Energy Depend - Use this spinner to force the particle bounce value to a more “energy based” behavior. In other words, faster particles will bounce more than slower particles as the value is increased.

Surface [%] - This spinner controls the “spring-off” angle after the collision has occurred. The higher this value gets the more the angle is tilted towards the surface of the object. At 100%, particles will appear to be sticking on the surface like water running down a curved surface.

Chaos [%] - When this spinner value is increased, the bounce off angles become more random. When chaos equals 0 the bounce off angle will be based on physically correct rules (incoming angle = outgoing angle). This is a great feature to simulate uneven terrain with particles bouncing off in all directions.

Friction [%] - Increase this spinner value to add a constant friction to the particles that collide and slide along the selected object's surface. Higher values will make the particles slow down very fast when sliding on the object's surface.
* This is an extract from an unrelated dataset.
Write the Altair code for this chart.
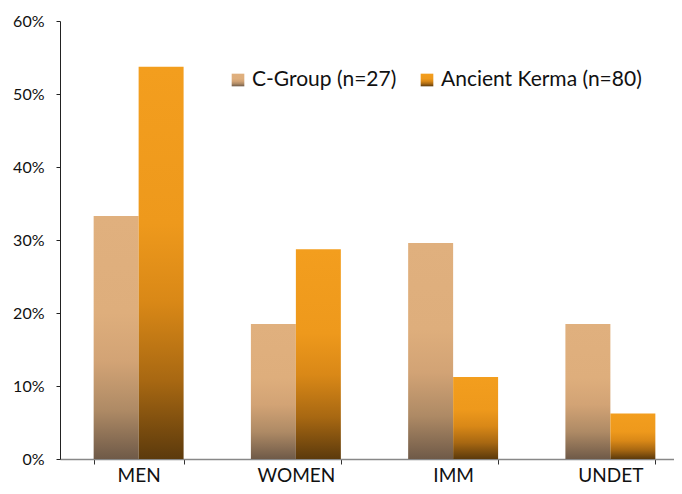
import altair as alt
import pandas as pd

categories = ["MEN", "WOMEN", "IMM", "UNDET"]
series = ["C-Group (n=27)", "Ancient Kerma (n=80)"]
cgroup = [33.3, 18.5, 29.6, 18.5]
kerma = [53.75, 28.75, 11.25, 6.25]

rows = []
for c, a, b in zip(categories, cgroup, kerma):
    rows.append({"cat": c, "series": series[0], "value": a})
    rows.append({"cat": c, "series": series[1], "value": b})
df = pd.DataFrame(rows)
leg = pd.DataFrame({"series": series, "lx": [178, 367]})

def grad(cols):
    offs = [0, 0.4, 0.6, 0.8, 1]
    return alt.LinearGradient(
        gradient="linear", x1=0, x2=0, y1=0, y2=1,
        stops=[alt.GradientStop(color=c, offset=o) for c, o in zip(cols, offs)])

g_c = grad(["#E0B07E", "#DEAE7C", "#D2A375", "#AE8A65", "#6F5A48"])
g_k = grad(["#F39E1E", "#EE991C", "#D98817", "#A86812", "#5C3A0C"])

xenc = alt.X("cat:N", sort=categories, title=None,
             scale=alt.Scale(range=[0, 629], paddingInner=0.428, paddingOuter=0.214),
             axis=alt.Axis(labelAngle=0, labelFont="Lato", labelFontSize=19,
                           labelColor="#111", labelPadding=2, tickBand="extent",
                           tickSize=5, tickColor="#333", domainColor="#888",
                           domainWidth=1.5))
yenc = alt.Y("value:Q", title=None,
             scale=alt.Scale(domain=[0, 60], nice=False),
             axis=alt.Axis(values=[0, 10, 20, 30, 40, 50, 60],
                           labelExpr="datum.value + '%'", grid=False,
                           labelFont="Lato", labelFontSize=16, labelColor="#111",
                           labelPadding=12, tickSize=4, tickColor="#222",
                           domainColor="#222"))
xoff = alt.XOffset("series:N", scale=alt.Scale(domain=series, paddingInner=0, paddingOuter=0))

base = alt.Chart(df)
bars_c = base.transform_filter(alt.datum.series == series[0]).mark_bar(color=g_c).encode(
    x=xenc, y=yenc, xOffset=xoff)
bars_k = base.transform_filter(alt.datum.series == series[1]).mark_bar(color=g_k).encode(
    x=xenc, y=yenc, xOffset=xoff)

lbase = alt.Chart(leg)
sq_c = lbase.transform_filter(alt.datum.series == series[0]).mark_square(
    size=160, color=g_c, opacity=1).encode(x=alt.X("lx:Q", scale=None), y=alt.value(59))
sq_k = lbase.transform_filter(alt.datum.series == series[1]).mark_square(
    size=160, color=g_k, opacity=1).encode(x=alt.X("lx:Q", scale=None), y=alt.value(59))
txt = lbase.mark_text(align="left", baseline="middle", font="Lato", fontSize=21,
                      color="#111", dx=14).encode(
    x=alt.X("lx:Q", scale=None), y=alt.value(59), text="series:N")

chart = alt.layer(bars_c, bars_k, sq_c, sq_k, txt).properties(
    width=614, height=438,
    autosize=alt.AutoSizeParams(type="none"),
    padding={"left": 52, "top": 13, "right": 0, "bottom": 27},
).configure_view(stroke=None)

chart.save("out.html", embed_options={"renderer": "svg", "actions": False})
Vel Inherit. - This spinner sets the amount of Velocity Inheritance applied to particles hitting the surface. In contrast to the 3ds Max's own UDeflector, thinkingParticles's UDeflector is able to work with non-moving particles and transfer impulses to them.

Random Seed - Change this spinner's value to make identical UDeflector setups look different from each other.
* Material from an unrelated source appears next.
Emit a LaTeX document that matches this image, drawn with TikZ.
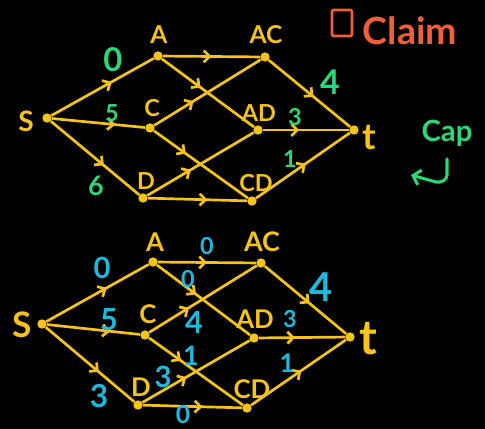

Event Only - Activate this check box to use the UDeflector operator to detect the collision event/position only. When active, no “bounce-off” will happen to the particles hitting the surface. To process this event, the Collision output data stream can be used to activate other operators connected to this port.

UVW Channel - This spinner sets the UVW channel that should be used to get the UVW coordinates from the selected object's surface.
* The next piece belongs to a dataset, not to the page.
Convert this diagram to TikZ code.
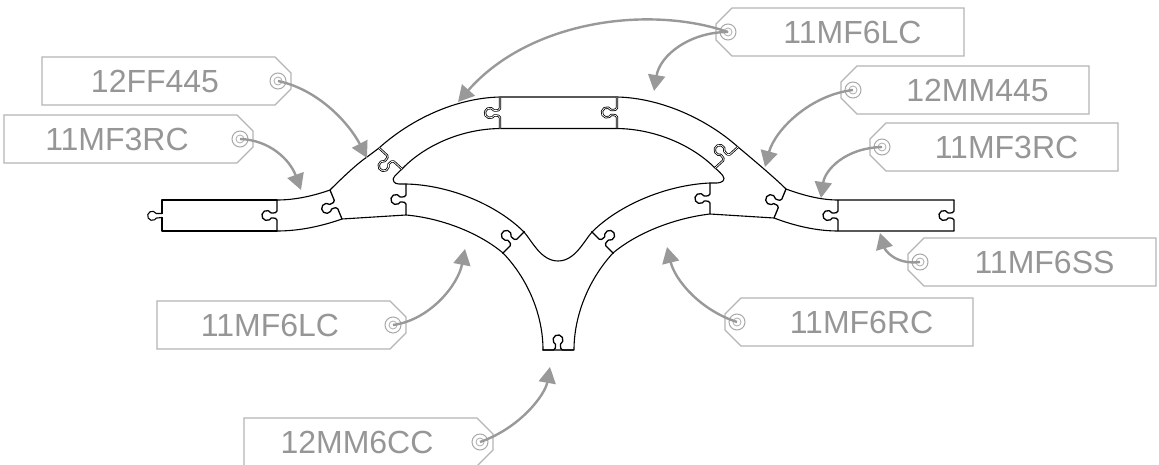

Front Side - Select this radio button in order to calculate collision detection on front faces only. Using this option will speed up the collision engine as it will only check for front faces.

Back Side - Select this radio button in order to calculate collision detection on back faces only. Using this option will speed up the collision engine as it will only check for back faces.

Two Sided - When this radio button is active, the collision engine will perform a two-sided collision test. Each collision on a surface will invoke a two face test, and this will result in slower simulation and rendering setup speed.

This sub-section of the rollout menu defines how the size (radius) of the colliding object should be handled.

None - Select this radio button when you want to use only the center point for collision detection between particles and the selected object's surface.

Particle Size (*Value) - When this radio button is active, the particle size is used as a radial distance to detect collisions between particles and the selected object's surface.

Value - When this radio button is selected, the Value spinner below is used to increase or reduce the particle size in relation to collision detection.

Value - This spinner is used to increase or reduce the particle size value. When checked the value itself is used as distance check. Keep in mind that this value influences the Particle Size option! Keep it at 0 to prevent unwanted side effects in the collision detection.

Variation [%] - This spinner is used to get more variation into the Value amount explained above.

Offset Axis - This drop down list lets you choose the orientation of the collision plane. Keep in mind that this plane is needed to keep the collision system highly optimized and efficient even with thousands of particles. A detection offset must be specified to help the Deflector in detecting a proper particle collision between a mesh surface and a particle.

thinkingParticles will move the particles along a defined axis to detect a collision in advance. This is like sending out a ray from the particle's position to seek for an object “in between”. For example, setting the Offset Axis to -Z will move the particle a bit further each step in the -Z direction to detect a possible collision. The proper choice of the Offset Axis is very important and depends on the orientation of the surface with which a particle will collide.